What does it mean to partake in a conference panel on decolonial futures in a moment of abject colonial occupation across the world? What is a decolonial future precisely, and do we have a place in it as former and current colonial subjects? These are not mere ontological and epistemological questions but questions of techniques, of technologies of law and colonialism, as the title of the panel suggests, to get to these reconfigured imaginaries.
I am drawn to Frantz Fanon’s work on the radio in 1956 Algeria. He sees the radio, seen earlier in the douars as an imposed instrument of the French occupation, transformed into a technology of resistance. The ‘Voice of Fighting Algeria’ on the radio gave a way for Algerians to exist with the Revolution; made the Revolution exist. The future imaginaries of a nation fighting to be born from the clutches of a brutal occupation were actualized by transmuting a technology of colonialism – the radio.

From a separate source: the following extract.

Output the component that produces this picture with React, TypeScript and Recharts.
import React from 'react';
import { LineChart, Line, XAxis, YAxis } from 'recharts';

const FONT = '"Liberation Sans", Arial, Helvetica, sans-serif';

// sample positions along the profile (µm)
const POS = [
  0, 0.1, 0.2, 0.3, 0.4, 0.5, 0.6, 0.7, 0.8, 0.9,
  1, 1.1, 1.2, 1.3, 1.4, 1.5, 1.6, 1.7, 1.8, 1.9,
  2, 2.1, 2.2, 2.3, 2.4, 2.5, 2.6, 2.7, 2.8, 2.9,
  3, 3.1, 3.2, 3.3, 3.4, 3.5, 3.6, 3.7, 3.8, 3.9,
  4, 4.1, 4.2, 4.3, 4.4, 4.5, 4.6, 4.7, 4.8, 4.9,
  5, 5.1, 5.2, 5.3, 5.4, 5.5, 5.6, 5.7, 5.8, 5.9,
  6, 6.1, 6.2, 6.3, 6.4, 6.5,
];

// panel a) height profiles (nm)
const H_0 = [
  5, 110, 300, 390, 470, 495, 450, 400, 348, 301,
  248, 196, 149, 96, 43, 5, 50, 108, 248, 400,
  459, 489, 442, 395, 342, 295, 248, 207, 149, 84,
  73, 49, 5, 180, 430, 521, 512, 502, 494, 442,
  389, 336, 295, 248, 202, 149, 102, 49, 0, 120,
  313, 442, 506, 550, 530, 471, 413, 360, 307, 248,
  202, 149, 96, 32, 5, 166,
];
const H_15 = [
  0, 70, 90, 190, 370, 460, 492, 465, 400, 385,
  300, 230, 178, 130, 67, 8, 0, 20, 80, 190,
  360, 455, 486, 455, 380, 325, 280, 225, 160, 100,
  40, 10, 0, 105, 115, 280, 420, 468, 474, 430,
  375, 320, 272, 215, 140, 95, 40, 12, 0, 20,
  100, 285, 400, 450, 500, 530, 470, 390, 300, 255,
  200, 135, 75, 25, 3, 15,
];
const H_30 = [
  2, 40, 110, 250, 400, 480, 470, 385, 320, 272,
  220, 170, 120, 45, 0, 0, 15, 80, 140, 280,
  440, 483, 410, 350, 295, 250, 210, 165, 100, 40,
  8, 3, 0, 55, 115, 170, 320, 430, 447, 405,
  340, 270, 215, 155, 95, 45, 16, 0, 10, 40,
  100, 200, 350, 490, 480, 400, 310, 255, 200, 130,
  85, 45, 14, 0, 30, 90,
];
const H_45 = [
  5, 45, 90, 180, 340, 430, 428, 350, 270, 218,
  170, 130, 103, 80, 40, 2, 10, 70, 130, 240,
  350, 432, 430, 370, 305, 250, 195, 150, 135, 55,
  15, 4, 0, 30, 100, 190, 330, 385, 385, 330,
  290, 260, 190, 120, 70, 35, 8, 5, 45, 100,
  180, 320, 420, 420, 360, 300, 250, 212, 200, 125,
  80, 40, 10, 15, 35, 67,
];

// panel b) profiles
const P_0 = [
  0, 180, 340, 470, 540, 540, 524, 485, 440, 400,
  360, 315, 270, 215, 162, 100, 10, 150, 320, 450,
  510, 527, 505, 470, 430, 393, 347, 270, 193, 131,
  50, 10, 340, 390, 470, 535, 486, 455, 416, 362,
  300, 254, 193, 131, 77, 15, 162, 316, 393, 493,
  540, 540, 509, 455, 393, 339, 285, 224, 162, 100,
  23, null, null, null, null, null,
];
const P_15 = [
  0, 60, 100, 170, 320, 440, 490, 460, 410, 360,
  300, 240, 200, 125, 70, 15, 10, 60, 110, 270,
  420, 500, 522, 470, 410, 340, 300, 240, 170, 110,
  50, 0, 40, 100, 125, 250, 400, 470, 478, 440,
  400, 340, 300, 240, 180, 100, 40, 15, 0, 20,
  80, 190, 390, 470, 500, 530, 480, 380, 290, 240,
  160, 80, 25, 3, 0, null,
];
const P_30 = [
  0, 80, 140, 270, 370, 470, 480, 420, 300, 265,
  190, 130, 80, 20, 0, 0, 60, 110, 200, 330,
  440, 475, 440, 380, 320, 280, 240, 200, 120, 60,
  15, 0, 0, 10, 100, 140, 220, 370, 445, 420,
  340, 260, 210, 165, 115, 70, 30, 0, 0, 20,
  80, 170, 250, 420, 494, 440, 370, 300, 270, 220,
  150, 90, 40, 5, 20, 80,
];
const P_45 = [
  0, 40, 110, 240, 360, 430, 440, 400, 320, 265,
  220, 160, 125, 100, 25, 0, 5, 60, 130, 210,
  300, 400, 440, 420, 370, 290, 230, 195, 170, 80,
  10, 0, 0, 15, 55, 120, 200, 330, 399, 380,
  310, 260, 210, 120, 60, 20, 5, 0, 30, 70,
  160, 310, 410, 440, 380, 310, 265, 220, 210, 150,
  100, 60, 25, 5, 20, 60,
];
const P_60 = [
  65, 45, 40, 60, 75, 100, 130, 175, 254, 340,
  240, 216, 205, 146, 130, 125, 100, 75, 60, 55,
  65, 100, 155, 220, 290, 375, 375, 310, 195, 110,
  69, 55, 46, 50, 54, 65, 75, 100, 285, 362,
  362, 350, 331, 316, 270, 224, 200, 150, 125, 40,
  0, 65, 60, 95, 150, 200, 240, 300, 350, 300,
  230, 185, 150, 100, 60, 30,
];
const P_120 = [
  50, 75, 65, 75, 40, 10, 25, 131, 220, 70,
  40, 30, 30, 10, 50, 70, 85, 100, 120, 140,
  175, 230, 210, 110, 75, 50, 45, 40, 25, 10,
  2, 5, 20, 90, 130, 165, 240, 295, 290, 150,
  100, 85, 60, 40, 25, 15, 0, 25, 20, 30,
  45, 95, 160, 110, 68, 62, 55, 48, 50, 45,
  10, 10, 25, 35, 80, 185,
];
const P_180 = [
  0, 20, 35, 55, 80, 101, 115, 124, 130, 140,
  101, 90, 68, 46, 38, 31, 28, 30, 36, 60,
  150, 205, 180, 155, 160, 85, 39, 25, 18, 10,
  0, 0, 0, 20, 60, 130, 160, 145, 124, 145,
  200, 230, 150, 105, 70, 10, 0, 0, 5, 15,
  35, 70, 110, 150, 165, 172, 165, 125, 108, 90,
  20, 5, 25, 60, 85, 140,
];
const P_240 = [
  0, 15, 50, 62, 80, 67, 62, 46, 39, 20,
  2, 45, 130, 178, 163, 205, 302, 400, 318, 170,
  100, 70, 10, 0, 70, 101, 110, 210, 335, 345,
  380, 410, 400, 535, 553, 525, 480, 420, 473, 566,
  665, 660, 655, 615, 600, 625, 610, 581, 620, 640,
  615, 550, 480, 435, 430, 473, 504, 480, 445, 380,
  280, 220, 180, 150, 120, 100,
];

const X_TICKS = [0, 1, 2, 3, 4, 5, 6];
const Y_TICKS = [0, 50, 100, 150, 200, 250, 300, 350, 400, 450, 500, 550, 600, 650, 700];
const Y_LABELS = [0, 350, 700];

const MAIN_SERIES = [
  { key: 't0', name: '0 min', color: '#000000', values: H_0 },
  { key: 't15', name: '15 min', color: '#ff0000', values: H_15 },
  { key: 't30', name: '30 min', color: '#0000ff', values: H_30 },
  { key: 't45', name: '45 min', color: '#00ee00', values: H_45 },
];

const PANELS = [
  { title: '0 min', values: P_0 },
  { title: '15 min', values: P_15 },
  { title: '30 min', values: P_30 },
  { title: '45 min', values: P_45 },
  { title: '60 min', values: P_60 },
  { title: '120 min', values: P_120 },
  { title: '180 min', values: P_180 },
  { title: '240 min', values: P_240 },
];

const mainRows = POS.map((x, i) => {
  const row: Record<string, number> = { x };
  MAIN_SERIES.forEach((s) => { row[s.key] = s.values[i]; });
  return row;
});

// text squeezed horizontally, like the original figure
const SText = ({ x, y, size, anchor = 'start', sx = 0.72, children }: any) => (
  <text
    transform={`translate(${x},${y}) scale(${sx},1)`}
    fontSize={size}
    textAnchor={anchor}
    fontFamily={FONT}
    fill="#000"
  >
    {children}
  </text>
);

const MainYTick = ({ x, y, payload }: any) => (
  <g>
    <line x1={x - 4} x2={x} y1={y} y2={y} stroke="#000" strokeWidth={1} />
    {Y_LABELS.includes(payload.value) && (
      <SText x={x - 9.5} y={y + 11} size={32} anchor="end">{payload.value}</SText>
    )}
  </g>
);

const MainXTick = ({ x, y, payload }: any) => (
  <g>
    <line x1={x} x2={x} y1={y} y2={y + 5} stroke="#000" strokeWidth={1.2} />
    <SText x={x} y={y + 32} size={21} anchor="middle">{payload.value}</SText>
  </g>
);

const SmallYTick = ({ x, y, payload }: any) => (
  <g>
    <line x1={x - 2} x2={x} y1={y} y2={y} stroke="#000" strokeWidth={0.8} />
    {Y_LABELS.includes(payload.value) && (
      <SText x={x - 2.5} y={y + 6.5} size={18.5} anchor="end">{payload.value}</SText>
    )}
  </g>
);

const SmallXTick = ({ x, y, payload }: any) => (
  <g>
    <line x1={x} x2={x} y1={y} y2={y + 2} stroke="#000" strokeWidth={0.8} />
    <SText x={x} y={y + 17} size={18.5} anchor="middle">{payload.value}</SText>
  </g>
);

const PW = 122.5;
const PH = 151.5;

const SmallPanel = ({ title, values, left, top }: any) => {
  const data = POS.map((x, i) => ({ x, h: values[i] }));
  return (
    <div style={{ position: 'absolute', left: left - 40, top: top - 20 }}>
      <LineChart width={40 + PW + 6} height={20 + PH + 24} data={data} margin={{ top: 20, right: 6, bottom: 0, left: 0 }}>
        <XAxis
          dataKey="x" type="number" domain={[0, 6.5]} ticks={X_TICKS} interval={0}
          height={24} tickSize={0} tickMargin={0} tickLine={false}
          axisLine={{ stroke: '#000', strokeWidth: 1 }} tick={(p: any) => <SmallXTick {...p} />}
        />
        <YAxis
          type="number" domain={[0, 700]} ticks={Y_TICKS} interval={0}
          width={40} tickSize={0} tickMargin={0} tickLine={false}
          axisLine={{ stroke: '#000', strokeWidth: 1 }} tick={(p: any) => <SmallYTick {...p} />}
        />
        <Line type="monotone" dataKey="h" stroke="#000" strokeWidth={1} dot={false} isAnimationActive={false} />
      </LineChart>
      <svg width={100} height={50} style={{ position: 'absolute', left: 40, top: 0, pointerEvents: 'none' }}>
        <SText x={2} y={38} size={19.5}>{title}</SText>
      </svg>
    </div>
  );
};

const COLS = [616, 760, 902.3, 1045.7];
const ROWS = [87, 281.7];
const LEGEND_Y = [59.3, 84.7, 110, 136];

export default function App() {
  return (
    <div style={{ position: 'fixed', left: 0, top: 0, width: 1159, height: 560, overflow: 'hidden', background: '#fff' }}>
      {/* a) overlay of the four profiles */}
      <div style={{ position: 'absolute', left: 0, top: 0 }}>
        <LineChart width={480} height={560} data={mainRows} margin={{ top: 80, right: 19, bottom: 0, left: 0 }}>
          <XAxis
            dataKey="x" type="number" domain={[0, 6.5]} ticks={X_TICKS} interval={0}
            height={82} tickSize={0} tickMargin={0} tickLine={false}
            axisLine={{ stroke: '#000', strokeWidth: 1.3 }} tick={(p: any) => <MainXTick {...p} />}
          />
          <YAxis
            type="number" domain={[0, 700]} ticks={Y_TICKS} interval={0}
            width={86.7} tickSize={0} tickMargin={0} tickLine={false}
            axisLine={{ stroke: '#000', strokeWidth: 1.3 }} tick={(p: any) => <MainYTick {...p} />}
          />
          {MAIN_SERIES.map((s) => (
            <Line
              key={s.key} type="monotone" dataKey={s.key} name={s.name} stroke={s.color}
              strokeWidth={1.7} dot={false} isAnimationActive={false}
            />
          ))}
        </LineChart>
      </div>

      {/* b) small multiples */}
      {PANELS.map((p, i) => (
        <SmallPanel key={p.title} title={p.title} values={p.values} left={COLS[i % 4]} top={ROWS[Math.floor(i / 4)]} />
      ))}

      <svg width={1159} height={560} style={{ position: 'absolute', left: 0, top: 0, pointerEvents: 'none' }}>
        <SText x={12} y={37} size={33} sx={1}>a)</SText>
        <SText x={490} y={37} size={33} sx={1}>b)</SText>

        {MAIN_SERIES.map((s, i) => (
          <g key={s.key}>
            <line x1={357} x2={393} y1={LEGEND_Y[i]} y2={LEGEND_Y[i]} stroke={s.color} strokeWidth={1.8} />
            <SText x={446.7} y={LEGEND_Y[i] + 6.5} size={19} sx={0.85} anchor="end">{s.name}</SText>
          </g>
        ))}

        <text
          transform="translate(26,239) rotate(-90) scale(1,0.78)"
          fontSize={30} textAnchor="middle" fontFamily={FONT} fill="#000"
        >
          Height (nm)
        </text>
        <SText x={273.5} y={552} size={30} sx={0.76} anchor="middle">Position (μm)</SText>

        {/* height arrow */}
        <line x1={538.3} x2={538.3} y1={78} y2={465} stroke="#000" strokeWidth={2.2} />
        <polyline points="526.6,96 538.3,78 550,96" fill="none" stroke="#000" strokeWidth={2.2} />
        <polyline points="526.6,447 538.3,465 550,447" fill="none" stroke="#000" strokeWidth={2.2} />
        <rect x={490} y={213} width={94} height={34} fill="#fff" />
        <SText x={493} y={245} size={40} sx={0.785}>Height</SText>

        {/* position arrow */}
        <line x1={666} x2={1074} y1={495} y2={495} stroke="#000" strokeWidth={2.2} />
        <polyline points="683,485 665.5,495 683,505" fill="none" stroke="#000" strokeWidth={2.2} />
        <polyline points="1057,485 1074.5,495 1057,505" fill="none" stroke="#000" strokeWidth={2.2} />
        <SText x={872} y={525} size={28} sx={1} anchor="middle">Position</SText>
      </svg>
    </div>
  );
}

I return to day 2, panel 4 of the conference. I hear four extraordinary speakers transmute an academic conference panel into a performance of decoloniality. The panel is radical in its composition and the breadth and manner of discourses that abound. Each one of the speakers narrates a deeply personal story if not theirs, then of the worlds they talk about.
The panel is equally evocative. Edwin Bikundo invites the audience to listen to the cadence and strains of coronation ceremonies, the law’s relation to the dull metre of colonial exercises stretched from the annals of history into modern law-making and statecraft. Maria Giannacopoulos speaks of Australia as a colonial ‘debtscape’, of what it means to have singular indigenous representative voices be absorbed into colonial infrastructures of law. Luis Gómez Romero invokes the (maize) heart, through images of Marcos, the mestizo spokesperson of the Zapatista Army of National Liberation, and the humanist hope that can be derived from their revolutionary and anti-colonial practices. Kieran invokes images of a Ranger, crunching and heaving its way through road safety norm building, of road safety itself being a social, legal, and medicalised construct, affecting indigenous populations and women disproportionately, deliberately.
When they finish, I weep from the sheer deluge of imaginations that are evoked, that are possible. I wonder what to call this experience. I settle on ‘speculative conferencing’. Speculative because it felt radical to offer an imagination that challenged the incessant advice given to early career academics and PhD students on the values of self aggrandisement on Twitter and LinkedIn. Speculative because it took networking from a solitary act of performance to a communal exercise of entanglement.
I think for the next month about this panel. I think of Fanon’s radio in 1956 Algeria. I wonder how Fanon would view the experience – perhaps conferencing not as an academic technique, just as the radio was not just a technical instrument, but perhaps as a way to emphasise the voices of resistance that emerge from it. Perhaps he would view this as a discursive approach to the practice of law and decolonial thought, of mere words that can ‘shape the world while at the same time renewing it’. Or perhaps he would view it as a necessary speculative intervention for despairing students and academics in devastating times.